On the surface, this one looks like a no-brainer, but after mulling it over for several days I’ve decided that it’s actually quite complex to answer. I mean, you’ve got to look at it from both sides of the fence and decide whether a ‘changed’ person can really be changed and whether you can let bygones be bygones. It really is a toughie.
So, for starters, let me tell you my feelings about crime. If you are not criminally insane then every crime is committed through making a conscious choice with consequences. I don’t believe the ‘I was young and stupid’ defence has any substance because we were all young and stupid once- whether we committed a crime or not is another matter.

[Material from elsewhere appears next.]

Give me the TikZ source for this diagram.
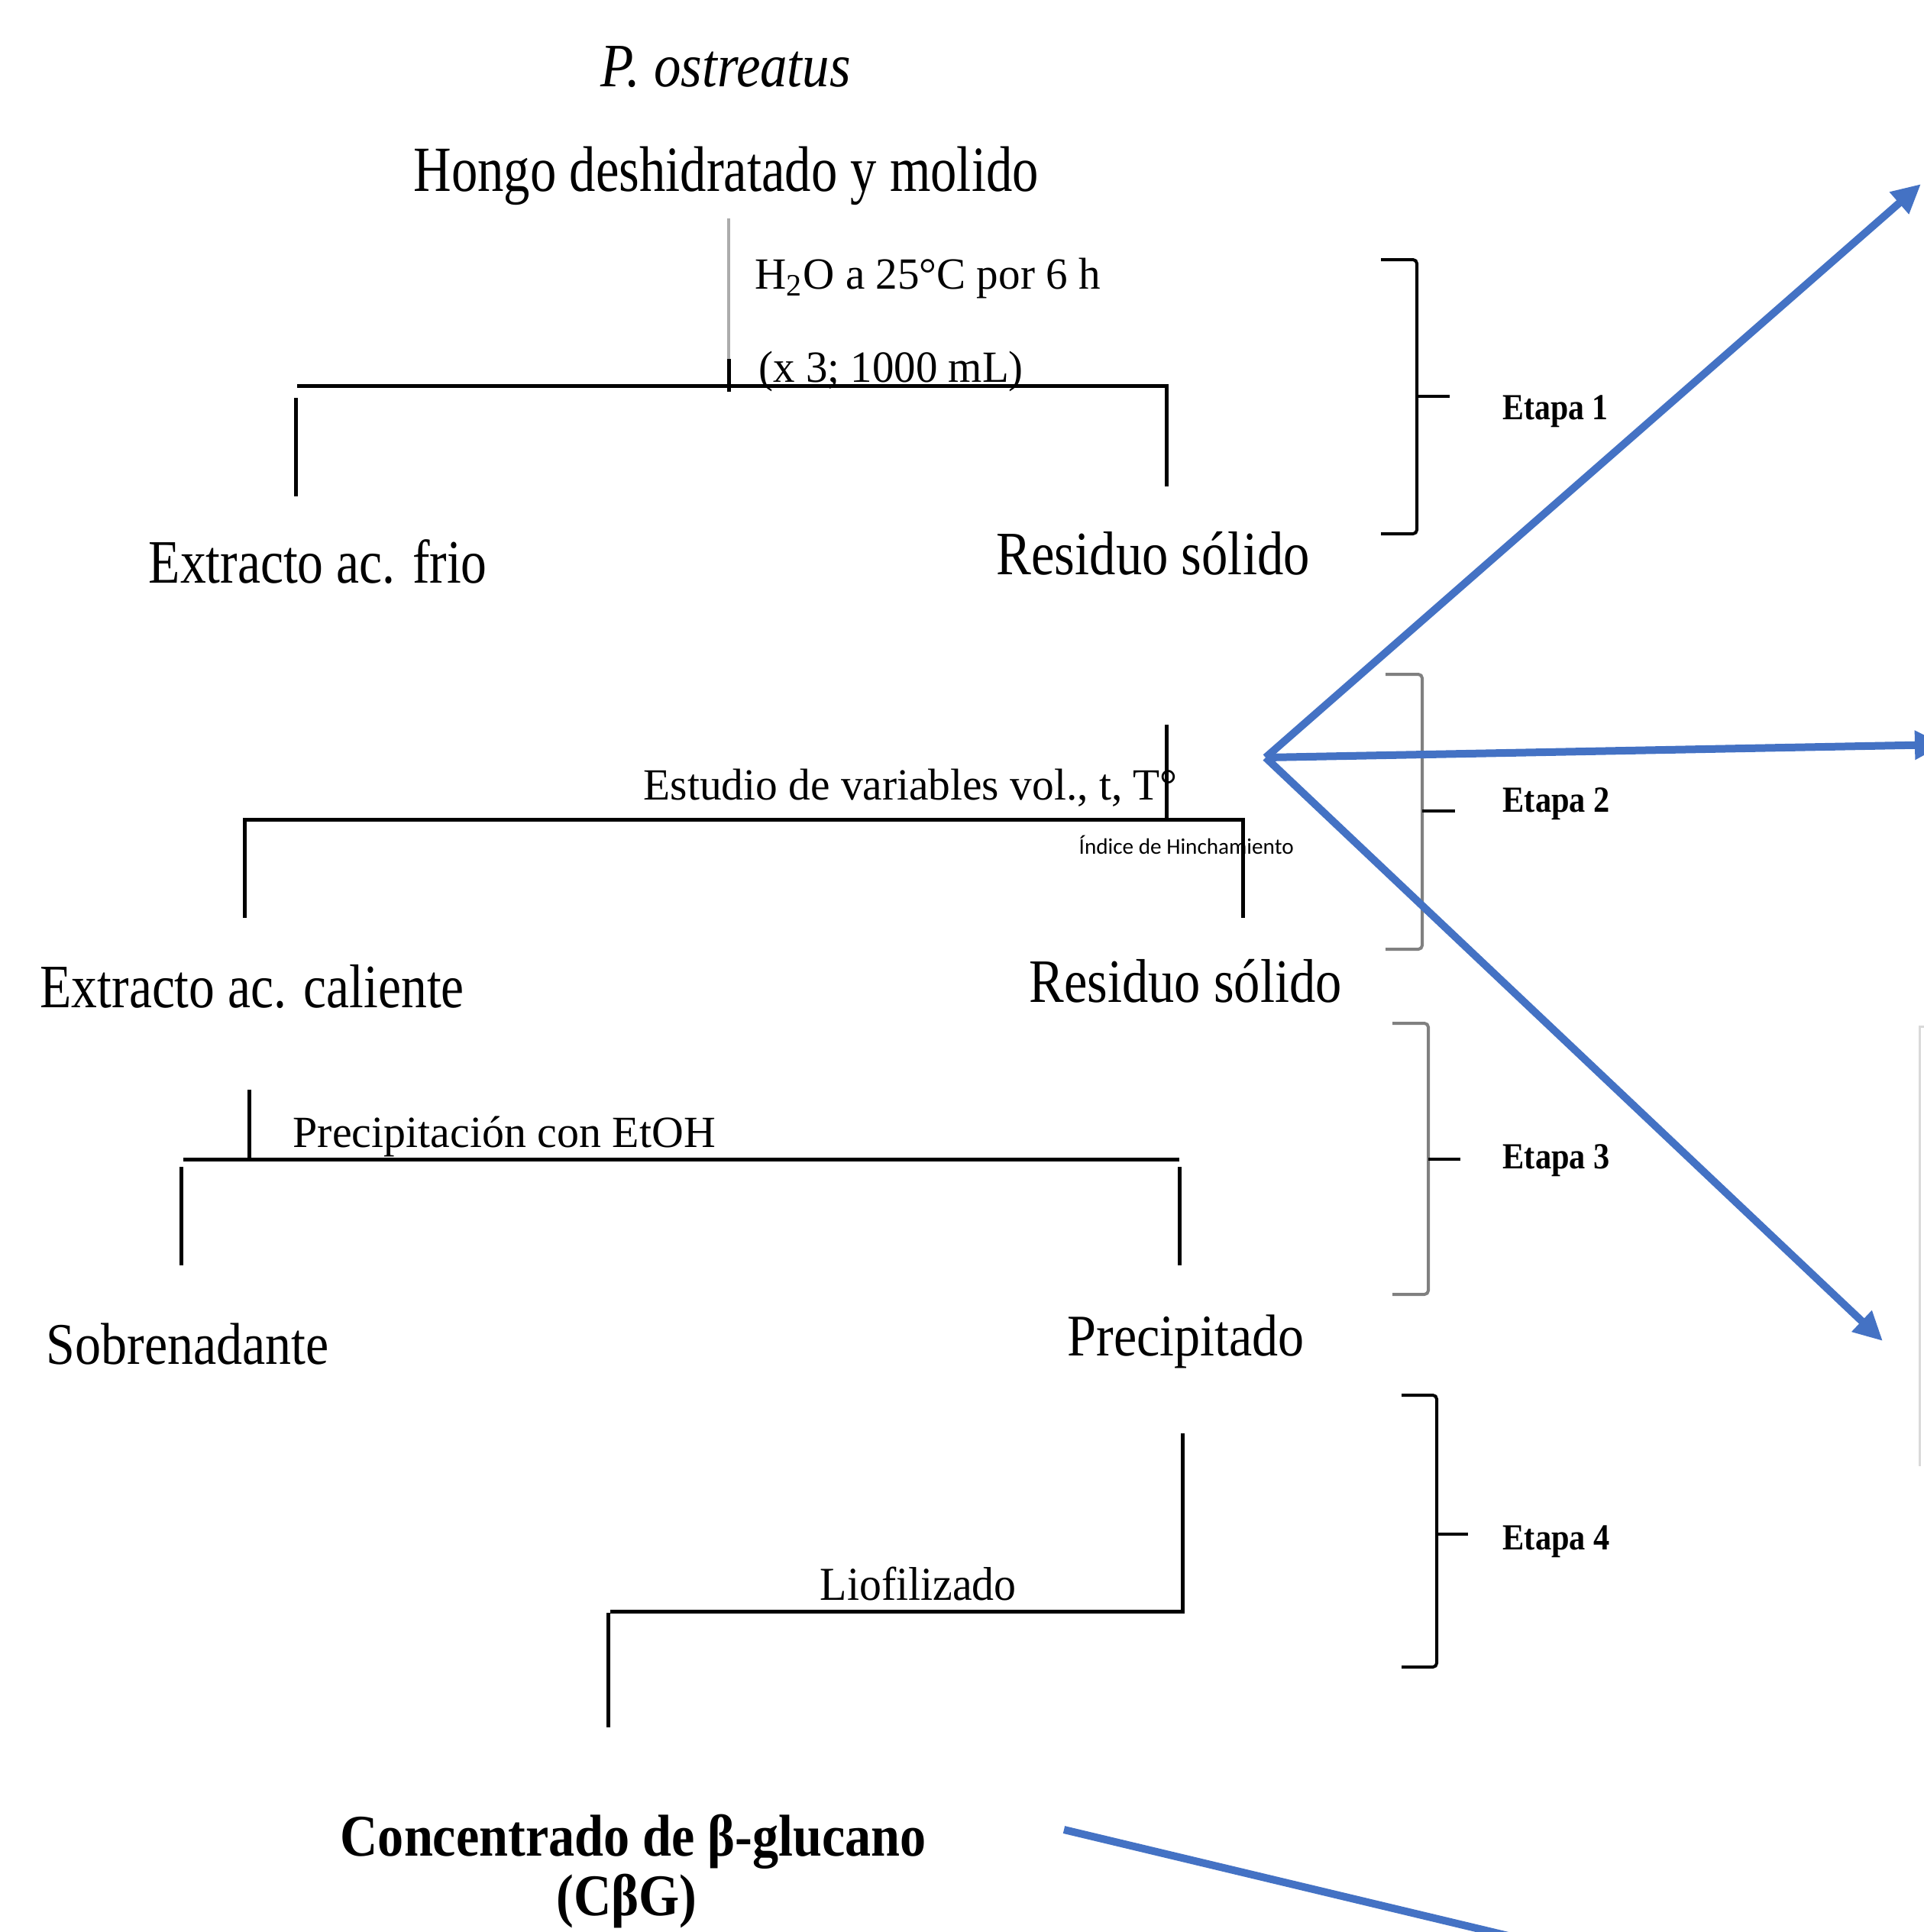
\documentclass[tikz,border=0pt]{standalone}
\usepackage{fontspec}
\setmainfont{Liberation Serif}
\newfontfamily\calibfont{Carlito}
\usepackage{graphicx}
\usetikzlibrary{arrows.meta}
\newcommand\fitw[2]{\resizebox{#1}{\height}{#2}}
\definecolor{officeblue}{HTML}{4472C4}
\begin{document}
\begin{tikzpicture}[
  txt/.style={inner sep=0pt, anchor=base west},
  bigtxt/.style={font=\fontsize{23}{26}\selectfont},
  medtxt/.style={font=\fontsize{16.6}{19}\selectfont},
  etapatxt/.style={inner sep=0pt, anchor=base west, font=\fontsize{13.7}{16}\selectfont\bfseries},
  tree/.style={line width=0.05cm, black},
  brk/.style={line width=0.04cm, rounded corners=0.05cm},
  bluearrow/.style={draw=officeblue, line width=0.1cm, -{Triangle[length=0.38cm, width=0.36cm]}},
  blueline/.style={draw=officeblue, line width=0.1cm}
]
\useasboundingbox (0,0) rectangle (25.19,-25.30);
\clip (0,0) rectangle (25.19,-25.30);

% ---------- texts ----------
\node[txt, font=\fontsize{23}{26}\selectfont\itshape] (species) at (7.86,-1.13) {\fitw{3.27cm}{P. ostreatus}};
\node[txt, font=\fontsize{24}{27}\selectfont] (hongo) at (5.41,-2.50) {\fitw{8.18cm}{Hongo deshidratado y molido}};
\node[txt, medtxt] (c1a) at (9.88,-3.78) {\fitw{4.52cm}{H\textsubscript{2}O a 25°C por 6 h}};
\node[txt, medtxt] (c1b) at (9.93,-5.00) {\fitw{3.46cm}{(x 3; 1000 mL)}};
\node[txt, bigtxt] (frio) at (1.94,-7.63) {\fitw{4.43cm}{Extracto ac. frio}};
\node[txt, bigtxt] (res1) at (13.04,-7.52) {\fitw{4.10cm}{Residuo sólido}};
\node[txt, medtxt] (c2) at (8.42,-10.47) {\fitw{6.99cm}{Estudio de variables vol., t, T°}};
\node[txt, font=\fontsize{8.3}{10}\calibfont] (indice) at (14.12,-11.18) {\fitw{2.81cm}{Índice de Hinchamiento}};
\node[txt, bigtxt] (cal) at (0.52,-13.19) {\fitw{5.55cm}{Extracto ac. caliente}};
\node[txt, bigtxt] (res2) at (13.47,-13.12) {\fitw{4.09cm}{Residuo sólido}};
\node[txt, medtxt] (c3) at (3.83,-15.02) {\fitw{5.53cm}{Precipitación con EtOH}};
\node[txt, font=\fontsize{22}{25}\selectfont] (sob) at (0.60,-17.86) {\fitw{3.70cm}{Sobrenadante}};
\node[txt, font=\fontsize{22}{25}\selectfont] (prec) at (13.97,-17.75) {\fitw{3.10cm}{Precipitado}};
\node[txt, font=\fontsize{17.6}{20}\selectfont] (c4) at (10.73,-20.95) {\fitw{2.57cm}{Liofilizado}};
\node[txt, font=\fontsize{22}{25}\selectfont\bfseries] (cbg) at (4.45,-24.30) {\fitw{7.67cm}{Concentrado de β-glucano}};
\node[txt, font=\fontsize{22}{25}\selectfont\bfseries] (cbg2) at (7.28,-25.08) {\fitw{1.84cm}{(CβG)}};

\node[etapatxt] (e1) at (19.67,-5.49) {\fitw{1.38cm}{Etapa 1}};
\node[etapatxt] (e2) at (19.67,-10.63) {\fitw{1.40cm}{Etapa 2}};
\node[etapatxt] (e3) at (19.67,-15.30) {\fitw{1.40cm}{Etapa 3}};
\node[etapatxt] (e4) at (19.67,-20.29) {\fitw{1.40cm}{Etapa 4}};

% ---------- tree 1 ----------
\coordinate (t1a) at (9.54,-2.86);
\coordinate (t1b) at (9.54,-4.70);
\coordinate (t1c) at (9.54,-5.13);
\coordinate (t1l) at (3.89,-5.05);
\coordinate (t1r) at (15.27,-5.05);
\coordinate (t1ld1) at (3.87,-5.21);
\coordinate (t1ld2) at (3.87,-6.50);
\coordinate (t1rd) at (15.27,-6.37);
\draw[line width=0.045cm, gray!65] (t1a) -- (t1b);
\draw[tree] (t1b) -- (t1c);
\draw[tree] (t1l) -- (t1r) -- (t1rd);
\draw[tree] (t1ld1) -- (t1ld2);

% ---------- tree 2 ----------
\coordinate (t2a) at (15.27,-9.49);
\coordinate (t2b) at (15.27,-10.73);
\coordinate (t2l) at (3.20,-10.73);
\coordinate (t2r) at (16.27,-10.73);
\coordinate (t2ld) at (3.20,-12.02);
\coordinate (t2rd) at (16.27,-12.02);
\draw[tree] (t2a) -- (t2b);
\draw[tree] (t2ld) -- (t2l) -- (t2r) -- (t2rd);

% ---------- tree 3 ----------
\coordinate (t3a) at (3.26,-14.27);
\coordinate (t3b) at (3.26,-15.18);
\coordinate (t3l) at (2.40,-15.18);
\coordinate (t3r) at (15.44,-15.18);
\coordinate (t3ld1) at (2.37,-15.28);
\coordinate (t3ld2) at (2.37,-16.57);
\coordinate (t3rd1) at (15.44,-15.28);
\coordinate (t3rd2) at (15.44,-16.57);
\draw[tree] (t3a) -- (t3b);
\draw[tree] (t3l) -- (t3r);
\draw[tree] (t3ld1) -- (t3ld2);
\draw[tree] (t3rd1) -- (t3rd2);

% ---------- tree 4 ----------
\coordinate (t4a) at (15.48,-18.77);
\coordinate (t4b) at (15.48,-21.10);
\coordinate (t4l) at (7.99,-21.10);
\coordinate (t4ld1) at (7.96,-21.12);
\coordinate (t4ld2) at (7.96,-22.62);
\draw[tree] (t4a) -- (t4b) -- (t4l);
\draw[tree] (t4ld1) -- (t4ld2);

% ---------- brackets ----------
\draw[brk, black] (18.08,-3.40) -- (18.55,-3.40) -- (18.55,-6.99) -- (18.08,-6.99);
\draw[line width=0.04cm, black] (18.55,-5.19) -- (18.98,-5.19);
\draw[brk, gray] (18.14,-8.83) -- (18.62,-8.83) -- (18.62,-12.43) -- (18.14,-12.43);
\draw[line width=0.04cm, black] (18.62,-10.62) -- (19.05,-10.62);
\draw[brk, gray] (18.23,-13.40) -- (18.70,-13.40) -- (18.70,-16.95) -- (18.23,-16.95);
\draw[line width=0.04cm, black] (18.70,-15.18) -- (19.12,-15.18);
\draw[brk, black] (18.35,-18.27) -- (18.81,-18.27) -- (18.81,-21.83) -- (18.35,-21.83);
\draw[line width=0.04cm, black] (18.81,-20.09) -- (19.22,-20.09);

% ---------- light box edge ----------
\draw[line width=0.03cm, gray!30] (25.19,-13.44) -- (25.13,-13.44) -- (25.13,-19.20);

% ---------- blue arrows ----------
\coordinate (orig) at (16.57,-9.92);
\coordinate (tipA) at (25.15,-2.41);
\coordinate (tipB) at (25.45,-9.75);
\coordinate (tipC) at (24.65,-17.56);
\coordinate (l4a) at (13.93,-23.96);
\coordinate (l4b) at (20.50,-25.53);
\draw[bluearrow] (orig) -- (tipA);
\draw[bluearrow] (orig) -- (tipB);
\draw[bluearrow] (orig) -- (tipC);
\draw[blueline] (l4a) -- (l4b);
\end{tikzpicture}
\end{document}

Yes, it may have been 20 years ago that you were caught shoplifting or stealing a car or whatever and in the intervening 20 years you’ve been a model citizen who hasn’t even jaywalked, but I don’t believe that you can conveniently ‘forget’ that you have a criminal record for the purposes of a job interview or immigration clearance. You chose to commit the crime that gave you the record, so get over it. Now I know that petty crime is not up on the same rank as violent crime (rape, murder, etc.) but in my mind, crime is crime and if you commit it, you have to live with it for the rest of your life.
Moving right along to ‘Can your past stay as your past and never affect your future?’ Hmmm…my message from the universe today would have me believing otherwise:
Life’s magic is a lot like a swift flowing river. No matter how long you’ve overlooked it or unwittingly swam against it, the instant you stop struggling you’ve back in the flow, hat down low, coolest cat on the block.
In other words, your so-called “baggage,” ain’t no thang.
Coolio- The Universe
But, Mr. Universe, I do beg to differ. I think baggage shapes who you are and what you do. It’s an intrinsic part of you that creates the person living and breathing today. And specifically, I think that people who commit violent crimes are likely to do it again. Of course, not everybody does, but when you commit a crime, I think you’ve got to accept the fact that the baggage will stick with you for life.
Now, if I was on the other side of the fence, I’d be thinking that I’m a changed person and no-one will give me a fair go because of something I did when I was young and stupid. I’d be annoyed that the prejudice towards people with criminal pasts means other people don’t look at the ‘now you’, but always at the ‘past you’. I would want to be given the same chances and choices as everyone else, so I would lie and omit certain details about my past because that was the only way.
When it comes to the lifestyle, as a sub/slave/bottom/person in an incredibly vulnerable position, I want to know if the person holding a beating implement above me has done scary funky shit before. In fact, I just don’t *want* to know, I *need* to know. Yes, having that knowledge would seriously affect my decision to have a relationship or play with that particular person, but I think in this type of a relationship I have a right to know.
Whether a person with a violent criminal past should get involved in the lifestyle or not is something I can’t really make a judgement on while I’m sitting on the fence. From a sub/slave/bottom perspective, absolutely no way do I want anyone with that sort of past in a position of power over me. From the other side, I’d want the person to get to know me before they made that kind of decision. I guess it really does depend on the individual and how ‘rehabilitated’ they are as to whether they are ‘fit’ for that sort of power exchange, but one thing is for certain, I think the other person in the relationship has a right to know- no questions asked.